** Information given **
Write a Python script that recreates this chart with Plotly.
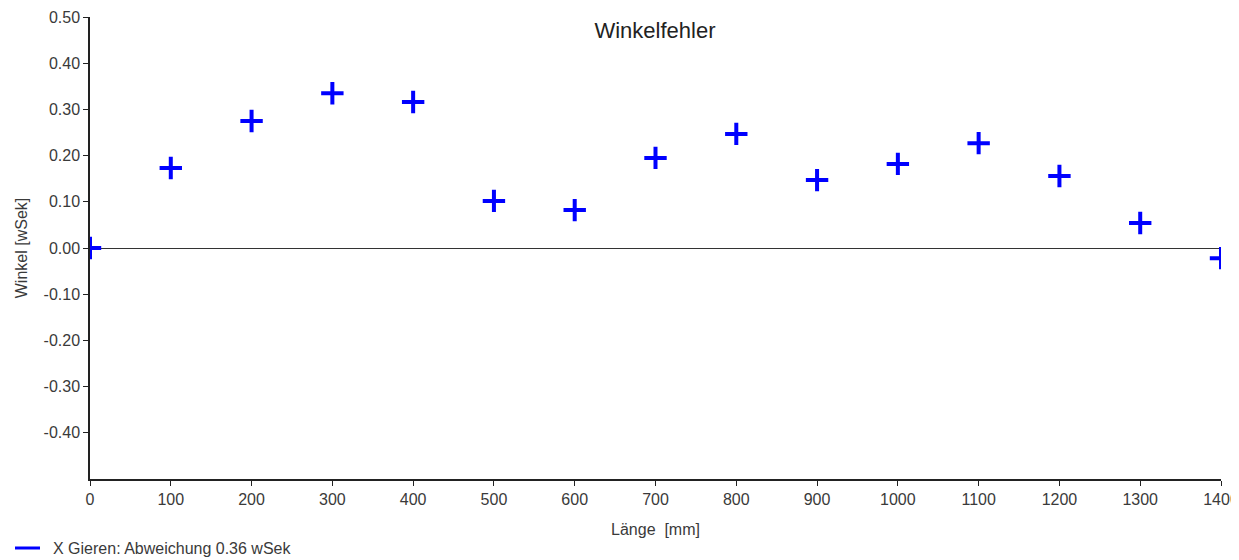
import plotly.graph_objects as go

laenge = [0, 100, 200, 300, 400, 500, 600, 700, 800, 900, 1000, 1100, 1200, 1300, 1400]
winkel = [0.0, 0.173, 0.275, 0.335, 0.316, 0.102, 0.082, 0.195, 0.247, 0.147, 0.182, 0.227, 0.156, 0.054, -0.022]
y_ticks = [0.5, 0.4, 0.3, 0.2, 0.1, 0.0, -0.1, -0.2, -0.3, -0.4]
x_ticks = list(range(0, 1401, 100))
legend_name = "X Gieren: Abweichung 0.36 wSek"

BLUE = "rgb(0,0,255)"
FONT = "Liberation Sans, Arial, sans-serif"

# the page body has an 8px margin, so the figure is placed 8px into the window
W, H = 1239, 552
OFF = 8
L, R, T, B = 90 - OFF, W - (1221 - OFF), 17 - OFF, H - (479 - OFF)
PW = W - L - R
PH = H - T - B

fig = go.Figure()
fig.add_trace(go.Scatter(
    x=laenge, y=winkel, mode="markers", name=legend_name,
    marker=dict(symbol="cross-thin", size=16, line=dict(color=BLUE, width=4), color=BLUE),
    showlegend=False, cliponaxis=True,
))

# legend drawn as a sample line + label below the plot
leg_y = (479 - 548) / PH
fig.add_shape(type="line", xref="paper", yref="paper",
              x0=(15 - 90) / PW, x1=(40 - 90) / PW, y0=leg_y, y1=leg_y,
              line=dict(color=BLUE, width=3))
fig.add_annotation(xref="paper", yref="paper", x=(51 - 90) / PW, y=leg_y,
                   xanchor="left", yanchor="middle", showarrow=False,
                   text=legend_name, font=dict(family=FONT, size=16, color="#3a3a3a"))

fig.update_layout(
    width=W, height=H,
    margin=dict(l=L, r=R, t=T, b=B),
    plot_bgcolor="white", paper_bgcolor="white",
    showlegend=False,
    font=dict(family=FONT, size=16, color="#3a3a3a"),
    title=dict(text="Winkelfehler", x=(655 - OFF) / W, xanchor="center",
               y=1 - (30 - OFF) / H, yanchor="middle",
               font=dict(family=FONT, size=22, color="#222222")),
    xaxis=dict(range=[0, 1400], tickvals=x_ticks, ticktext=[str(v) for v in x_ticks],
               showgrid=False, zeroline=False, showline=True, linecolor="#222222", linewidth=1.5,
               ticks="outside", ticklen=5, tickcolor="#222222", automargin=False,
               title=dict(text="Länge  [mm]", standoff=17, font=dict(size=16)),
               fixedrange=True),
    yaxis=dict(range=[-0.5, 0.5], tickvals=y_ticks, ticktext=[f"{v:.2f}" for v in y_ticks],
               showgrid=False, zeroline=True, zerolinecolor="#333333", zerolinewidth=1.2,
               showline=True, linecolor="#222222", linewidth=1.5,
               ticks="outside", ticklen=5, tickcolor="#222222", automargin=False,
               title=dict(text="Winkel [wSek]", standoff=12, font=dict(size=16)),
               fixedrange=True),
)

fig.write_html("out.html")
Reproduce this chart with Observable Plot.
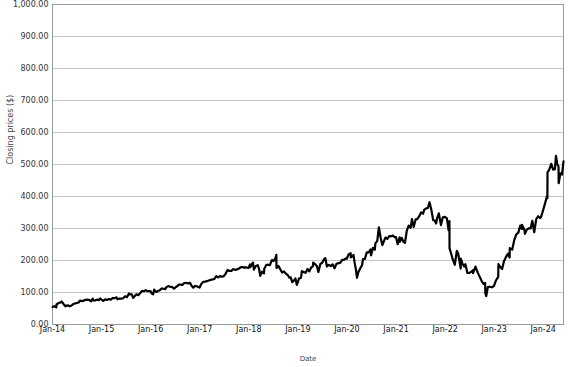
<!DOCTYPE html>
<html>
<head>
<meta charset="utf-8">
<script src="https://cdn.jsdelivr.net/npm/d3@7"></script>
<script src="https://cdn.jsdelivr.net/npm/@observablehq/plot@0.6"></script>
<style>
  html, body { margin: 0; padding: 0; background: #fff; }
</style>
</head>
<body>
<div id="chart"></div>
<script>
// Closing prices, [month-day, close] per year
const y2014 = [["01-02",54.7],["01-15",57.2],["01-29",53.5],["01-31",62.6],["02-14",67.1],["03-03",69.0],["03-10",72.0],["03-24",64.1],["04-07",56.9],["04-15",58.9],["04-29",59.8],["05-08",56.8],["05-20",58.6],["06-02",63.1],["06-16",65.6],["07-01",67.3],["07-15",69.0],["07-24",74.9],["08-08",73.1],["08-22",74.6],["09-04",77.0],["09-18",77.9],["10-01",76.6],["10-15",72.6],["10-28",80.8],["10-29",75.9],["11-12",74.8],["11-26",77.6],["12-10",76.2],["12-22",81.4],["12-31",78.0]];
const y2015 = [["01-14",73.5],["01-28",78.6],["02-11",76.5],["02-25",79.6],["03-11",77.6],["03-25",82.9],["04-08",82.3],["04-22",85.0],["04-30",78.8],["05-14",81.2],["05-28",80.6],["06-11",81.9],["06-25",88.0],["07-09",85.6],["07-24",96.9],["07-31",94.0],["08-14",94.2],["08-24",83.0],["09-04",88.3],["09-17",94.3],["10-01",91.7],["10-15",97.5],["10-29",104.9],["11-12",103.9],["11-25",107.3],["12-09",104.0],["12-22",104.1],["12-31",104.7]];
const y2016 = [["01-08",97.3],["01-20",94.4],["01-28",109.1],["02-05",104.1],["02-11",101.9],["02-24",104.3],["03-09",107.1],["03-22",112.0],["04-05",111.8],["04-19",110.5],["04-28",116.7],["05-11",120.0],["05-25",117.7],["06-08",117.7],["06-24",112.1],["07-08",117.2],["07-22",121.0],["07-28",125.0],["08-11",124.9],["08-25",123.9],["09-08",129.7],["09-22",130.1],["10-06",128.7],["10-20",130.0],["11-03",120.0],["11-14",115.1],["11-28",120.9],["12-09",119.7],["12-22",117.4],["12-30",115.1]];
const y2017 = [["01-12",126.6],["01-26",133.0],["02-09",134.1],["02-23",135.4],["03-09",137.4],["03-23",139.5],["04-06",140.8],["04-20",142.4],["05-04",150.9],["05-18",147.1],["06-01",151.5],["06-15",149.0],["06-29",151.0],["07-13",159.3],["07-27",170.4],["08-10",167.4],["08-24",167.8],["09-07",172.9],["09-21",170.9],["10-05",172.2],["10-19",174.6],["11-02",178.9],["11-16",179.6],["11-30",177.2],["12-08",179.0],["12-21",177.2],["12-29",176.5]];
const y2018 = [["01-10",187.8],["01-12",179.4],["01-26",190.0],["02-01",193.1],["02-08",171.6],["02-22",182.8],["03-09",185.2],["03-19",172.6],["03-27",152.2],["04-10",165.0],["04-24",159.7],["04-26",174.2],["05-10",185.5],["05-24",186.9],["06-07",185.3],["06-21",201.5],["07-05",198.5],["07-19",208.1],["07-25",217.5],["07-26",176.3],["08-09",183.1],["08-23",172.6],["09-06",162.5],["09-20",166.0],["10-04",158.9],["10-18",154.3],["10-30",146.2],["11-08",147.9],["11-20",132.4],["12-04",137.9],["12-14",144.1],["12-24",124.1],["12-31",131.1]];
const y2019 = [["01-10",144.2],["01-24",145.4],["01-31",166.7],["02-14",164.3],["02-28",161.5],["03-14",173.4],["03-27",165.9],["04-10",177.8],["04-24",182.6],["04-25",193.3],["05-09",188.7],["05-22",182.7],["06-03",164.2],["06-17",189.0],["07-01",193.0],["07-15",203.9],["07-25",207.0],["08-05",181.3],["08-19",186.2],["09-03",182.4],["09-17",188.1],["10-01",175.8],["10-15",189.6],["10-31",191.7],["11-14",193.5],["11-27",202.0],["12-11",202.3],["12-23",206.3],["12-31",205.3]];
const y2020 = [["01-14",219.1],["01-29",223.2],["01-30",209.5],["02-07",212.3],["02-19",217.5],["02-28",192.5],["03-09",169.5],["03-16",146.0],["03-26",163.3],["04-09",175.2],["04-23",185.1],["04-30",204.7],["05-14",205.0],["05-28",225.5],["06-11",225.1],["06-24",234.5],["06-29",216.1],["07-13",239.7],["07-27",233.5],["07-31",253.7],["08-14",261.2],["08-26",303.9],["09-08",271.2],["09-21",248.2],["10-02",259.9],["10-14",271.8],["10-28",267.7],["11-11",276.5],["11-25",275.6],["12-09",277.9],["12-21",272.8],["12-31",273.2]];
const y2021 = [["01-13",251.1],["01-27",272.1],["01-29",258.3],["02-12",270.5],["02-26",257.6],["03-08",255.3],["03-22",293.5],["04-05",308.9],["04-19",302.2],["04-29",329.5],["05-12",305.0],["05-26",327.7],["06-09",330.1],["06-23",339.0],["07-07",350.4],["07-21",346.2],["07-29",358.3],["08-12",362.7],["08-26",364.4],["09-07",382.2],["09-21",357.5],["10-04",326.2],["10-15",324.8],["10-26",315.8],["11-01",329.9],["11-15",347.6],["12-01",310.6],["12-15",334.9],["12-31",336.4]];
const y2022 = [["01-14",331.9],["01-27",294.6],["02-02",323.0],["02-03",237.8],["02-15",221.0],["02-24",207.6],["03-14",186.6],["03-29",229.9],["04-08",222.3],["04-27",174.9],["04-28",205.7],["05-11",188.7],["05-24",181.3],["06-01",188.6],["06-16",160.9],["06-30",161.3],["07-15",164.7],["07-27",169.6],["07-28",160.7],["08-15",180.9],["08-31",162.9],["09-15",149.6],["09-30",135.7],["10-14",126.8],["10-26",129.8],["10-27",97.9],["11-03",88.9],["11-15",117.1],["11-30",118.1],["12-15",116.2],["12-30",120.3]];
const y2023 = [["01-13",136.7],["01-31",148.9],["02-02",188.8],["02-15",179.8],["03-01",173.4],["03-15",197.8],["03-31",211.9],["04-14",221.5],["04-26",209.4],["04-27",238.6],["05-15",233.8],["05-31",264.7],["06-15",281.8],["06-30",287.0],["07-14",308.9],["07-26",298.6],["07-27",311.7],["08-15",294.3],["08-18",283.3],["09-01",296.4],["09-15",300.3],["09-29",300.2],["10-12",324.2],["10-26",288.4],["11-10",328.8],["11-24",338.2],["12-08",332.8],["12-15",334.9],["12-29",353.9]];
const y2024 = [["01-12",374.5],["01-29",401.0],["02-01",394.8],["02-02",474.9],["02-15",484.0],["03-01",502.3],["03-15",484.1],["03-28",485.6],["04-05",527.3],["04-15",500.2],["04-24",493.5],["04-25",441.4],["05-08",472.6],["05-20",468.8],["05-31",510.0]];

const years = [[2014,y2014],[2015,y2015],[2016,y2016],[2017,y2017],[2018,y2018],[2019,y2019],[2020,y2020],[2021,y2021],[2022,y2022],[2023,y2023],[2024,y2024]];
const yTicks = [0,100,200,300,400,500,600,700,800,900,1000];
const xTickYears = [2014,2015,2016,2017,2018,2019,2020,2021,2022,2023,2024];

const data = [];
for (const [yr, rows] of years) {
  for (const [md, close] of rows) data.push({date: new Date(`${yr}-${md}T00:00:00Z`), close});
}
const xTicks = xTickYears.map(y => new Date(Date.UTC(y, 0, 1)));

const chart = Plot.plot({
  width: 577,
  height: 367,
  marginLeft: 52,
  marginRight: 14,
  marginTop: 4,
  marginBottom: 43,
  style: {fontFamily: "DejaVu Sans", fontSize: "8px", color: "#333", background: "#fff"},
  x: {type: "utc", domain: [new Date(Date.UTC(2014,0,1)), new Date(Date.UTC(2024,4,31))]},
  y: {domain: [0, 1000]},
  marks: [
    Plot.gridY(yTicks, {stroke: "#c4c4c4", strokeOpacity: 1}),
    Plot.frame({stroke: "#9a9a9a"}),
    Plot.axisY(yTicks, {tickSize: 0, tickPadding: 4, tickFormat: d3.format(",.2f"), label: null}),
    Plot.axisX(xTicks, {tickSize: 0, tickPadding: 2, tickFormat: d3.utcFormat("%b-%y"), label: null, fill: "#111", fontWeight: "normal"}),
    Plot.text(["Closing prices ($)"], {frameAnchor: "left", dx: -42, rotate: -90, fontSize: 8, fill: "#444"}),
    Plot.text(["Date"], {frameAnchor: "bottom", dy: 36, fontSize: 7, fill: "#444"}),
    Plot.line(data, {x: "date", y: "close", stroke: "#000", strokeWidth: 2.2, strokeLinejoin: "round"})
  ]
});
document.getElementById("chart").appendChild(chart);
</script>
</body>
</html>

** Task goal **
Write out each line of the listing above, exactly, from its first line to the line holding "import plotly.graph_objects as go", inclusive. Skip the pictures.

** Result for this exercise **
Write a Python script that recreates this chart with Plotly.
import plotly.graph_objects as go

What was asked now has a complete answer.